Ma question s'adresse à M. le garde des sceaux.
Robert Badinter disait que le plus grand abolitionniste était Victor Hugo. Pour nous, le meilleur s'est éteint la semaine dernière. Ce matin, le Président de la République lui a rendu un vibrant hommage national devant la foule réunie place Vendôme, près du ministère de la justice où il mena, entre autres combats, celui de l'abolition de la peine de mort. Ce combat capital pour notre civilisation se nourrissait de sa passion pour la justice, qu'il savait humaine, donc faillible, et de sa conviction profonde – qu'il partageait avec Victor Hugo – que nul ne saurait être privé du droit d'être meilleur. Il affirmait que nous devions ce progrès humain aux présidents Mitterrand et Chirac, l'un pour avoir fait de la France le trente-sixième pays abolitionniste, l'autre pour avoir constitutionnalisé ce droit à la vie.

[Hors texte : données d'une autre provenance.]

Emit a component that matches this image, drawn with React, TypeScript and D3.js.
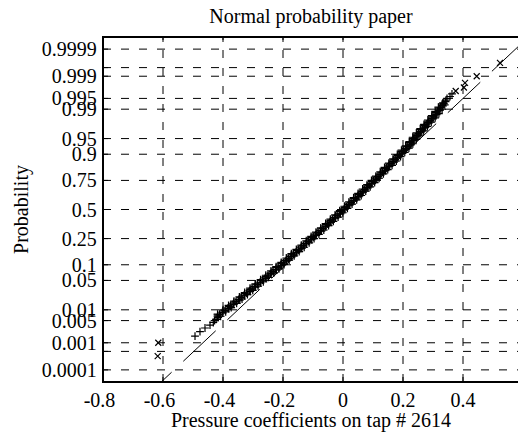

Pour Robert Badinter, le délinquant devait être acteur de sa propre peine. Il mena donc un autre combat, celui des travaux d'intérêt général. Il nous laisse en héritage bien d'autres luttes : contre l'antisémitisme, pour la compétence universelle, ou encore – question actuelle – contre la surpopulation carcérale.
Son dernier combat, il l'a mené pour l'abolition universelle de la peine de mort. Malgré le moratoire signé par 123 pays, 883 vies ont été dilapidées l'année dernière, 883 corps ont été électrocutés, coupés en deux. Aucune étude n'a pourtant jamais établi le pouvoir dissuasif de la peine de mort. Alors que certains pays s'éloignent l'un après l'autre de valeurs humanistes, alors que l'opinion publique appelle à des peines toujours plus lourdes, et qu'elle serait favorable au rétablissement de la peine de mort, la France doit plus que jamais poursuivre ce combat.
Je sais que vous faites vôtres les combats de Robert Badinter, monsieur le garde des sceaux. Comment entendez-vous les perpétuer ? Robert Badinter s'est éteint, mais il nous reste sa lumière.